When I used print-word-vectors, got

a 1.2892 0.35762 
</s> -4.0258 4.9202

but print-sentence-vectors showed

-0.063226 1.2798

why not (1.2892 + -4.0258) / 2 = −1.3683?

seanappler on 24 Apr 2018

👍1

Hi @cpuhrsch, thanks for the helpful comment. But the case you described works probably when the wordNgrams=1. How is the sentence vector calculated when for example wordNgrams=2. I suppose the vectors of n-grams are also calculated in the average. But I am trying for get the idea on just one word. And when I calculate (word_vec('x') + word_vec('</s>'))/2 != sent_vec('x').

Thanks in advance.

sipan17 on 13 Nov 2018

Hi @cpuhrsch , what kind of norm is the unsupervised model using? Besides, is this </s> necessary for corpora training?

Solved

After seeing the code at https://github.com/facebookresearch/fastText/blob/master/src/vector.cc#L35

I find it is L2 norm.

Besides, ther is no </s> for unsupervised model.

1049451037 on 21 Feb 2019

After hours searching, I think I need to clarify this:

from @cpuhrsch comment:

For all other models (cbow and skipgram) getSentenceVector will divide each word vector by it's norm and then average them

it needs to be noted that the averaging process is involve "divide each word vector by it's norm", so that's why your result is not same @seanappler @sipan17 you can see the source code here

it is also shown in the code above, that getSentenceVector only calculate the average of vectors that have positive L2 norm (see variable count). For example, if you use cc.en.300, a newline "\n" has 0 value L2 norm. So if your sentence is only "x" then the sum of the vector only divided by 1 (not 2)

rianrajagede on 24 May 2019

The approach @rianrajagede is suggesting is not necessarily true as it doesn't work for my case where minn and maxn are 4 in a fasttext supervised classification model. The caveat here is that my model is infact a supervised model and simple averaging should work but it doesn't.

sentence_vector_2 = ft_model_2.get_sentence_vector('cordless drills')
n_grams = ft_model_2.get_subwords('cordless')[0] + ft_model_2.get_subwords('drills')[0] + ft_model_2.get_subwords('</s>')[0]

def div_norm(x):
   norm_value = LA.norm(x)
   if norm_value > 0:
       return x * ( 1.0 / norm_value)
   else:
       return False
print('N-Grams:',n_grams)
start = np.zeros(100)
count = 0
for word in n_grams:
    add = div_norm(ft_model_2[word])
    if add.any() != False:
        start += add
        count +=1
print(count)
recreated_2  = start/count
print(np.round(recreated_2, 3) == np.round(sentence_vector_2, 3))
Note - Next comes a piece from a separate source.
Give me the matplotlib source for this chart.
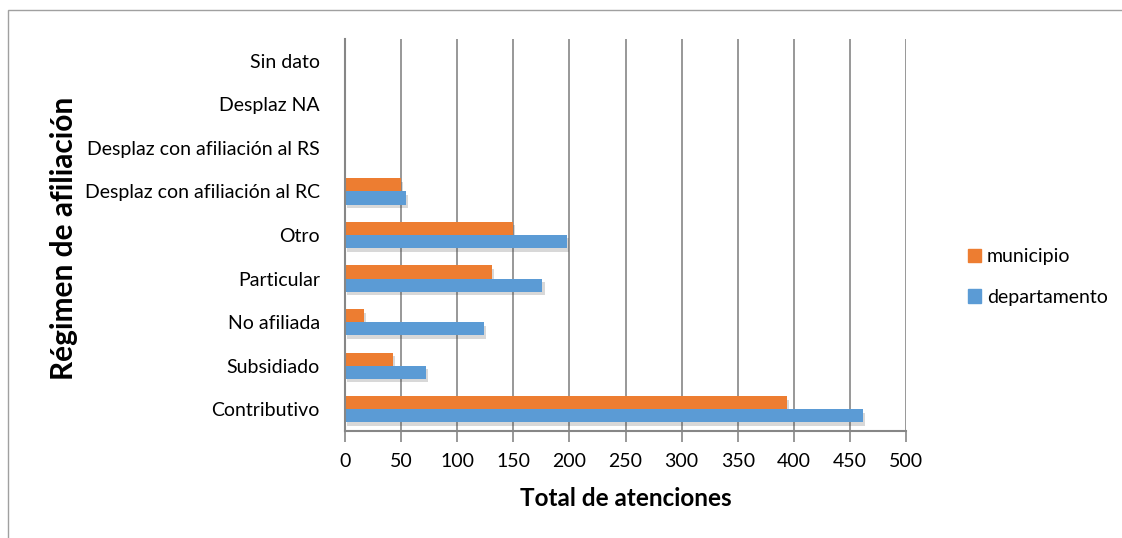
import numpy as np
import matplotlib.pyplot as plt
from matplotlib.patches import Rectangle, Patch
import matplotlib.patheffects as pe

plt.rcParams['font.family'] = ['Lato', 'DejaVu Sans']

# data, bottom to top
categorias = ['Contributivo', 'Subsidiado', 'No afiliada', 'Particular', 'Otro',
              'Desplaz con afiliación al RC', 'Desplaz con afiliación al RS',
              'Desplaz NA', 'Sin dato']
municipio = [394, 43, 17, 131, 150, 50, 0, 0, 0]
departamento = [462, 72, 124, 176, 198, 54, 0, 0, 0]

c_mun = '#ED7D31'
c_dep = '#5B9BD5'

fig = plt.figure(figsize=(11.22, 5.38), dpi=100)
ax = fig.add_axes([345/1122, 1 - 431/538, 561/1122, 392/538])

y = np.arange(len(categorias))
h = 0.3
shadow = [pe.SimplePatchShadow(offset=(1.5, -2.5), shadow_rgbFace='#404040', alpha=0.2),
          pe.Normal()]
ax.barh(y + h/2, municipio, height=h, color=c_mun, label='municipio',
        zorder=3, path_effects=shadow)
ax.barh(y - h/2, departamento, height=h, color=c_dep, label='departamento',
        zorder=3, path_effects=shadow)

ax.set_xlim(0, 500)
ax.set_ylim(-0.5, len(categorias) - 0.5)
ax.set_xticks(np.arange(0, 501, 50))
ax.set_yticks(y)
ax.set_yticklabels(categorias)
ax.tick_params(axis='y', length=0, pad=18, labelsize=14)
ax.tick_params(axis='x', length=8, direction='out', color='#868686',
               labelsize=14, pad=8, width=1.2)
ax.grid(axis='x', color='#868686', linewidth=1.2, zorder=0)
for s in ['top', 'right']:
    ax.spines[s].set_visible(False)
for s in ['left', 'bottom']:
    ax.spines[s].set_color('#868686')
    ax.spines[s].set_linewidth(1.5)
    ax.spines[s].set_zorder(4)

ax.set_xlabel('Total de atenciones', fontsize=17.5, fontweight='bold', labelpad=12)
fig.text(64/1122, 1 - 238/538, 'Régimen de afiliación', rotation=90,
         fontsize=21.5, fontweight='bold', ha='center', va='center')

handles = [Patch(color=c_mun, label='municipio'),
           Patch(color=c_dep, label='departamento')]
fig.legend(handles=handles, loc='center left',
           bbox_to_anchor=(950/1122, 1 - 277/538), frameon=False,
           fontsize=14, handlelength=0.7, handleheight=0.7,
           handletextpad=0.3, labelspacing=1.2)

fig.add_artist(Rectangle((8/1122, -0.1), 1.2, 1.1 - 10/538, transform=fig.transFigure,
                         fill=False, edgecolor='#a0a0a0', linewidth=1))

fig.savefig('out.png', dpi=100)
this yields an array of False's.

N-Grams: ['cordless', '<cor', 'cord', 'ordl', 'rdle', 'dles', 'less', 'ess>', 'drills', '<dri', 'dril', 'rill', 'ills', 'lls>', '</s>']
15
[False False False False False False False False False False False False
 False False False False False False False False False False False False
 False False False False False False False False False False False False
 False False False False False False False False False False False False
 False False False False False False False False False False False False
 False False False False False False False False False False False False
 False False False False False False False False False False False False
 False False False False False False False False False False False False
 False False False False]

I have tried everything I can think of including simple averaging and averaging vectors divided by their l2-norms and am still pretty unclear on how fasttext is exactly creating the word vector in subword cases. if anyone has any insight on this please share. much appreciated.

Umar-Ayub on 4 Dec 2019

@cpuhrsch you are right for the simple case of minn and maxn being 0. However, this is not the case when minn and maxn are greater than 0 in a supervised model and the sentence vector does not seem to be a simple averaging of the n_gram vectors. This case should not be closed. For evidence you can see this https://github.com/facebookresearch/fastText/issues/966.

Umar-Ayub on 4 Dec 2019

Has there been any clarification provided on this?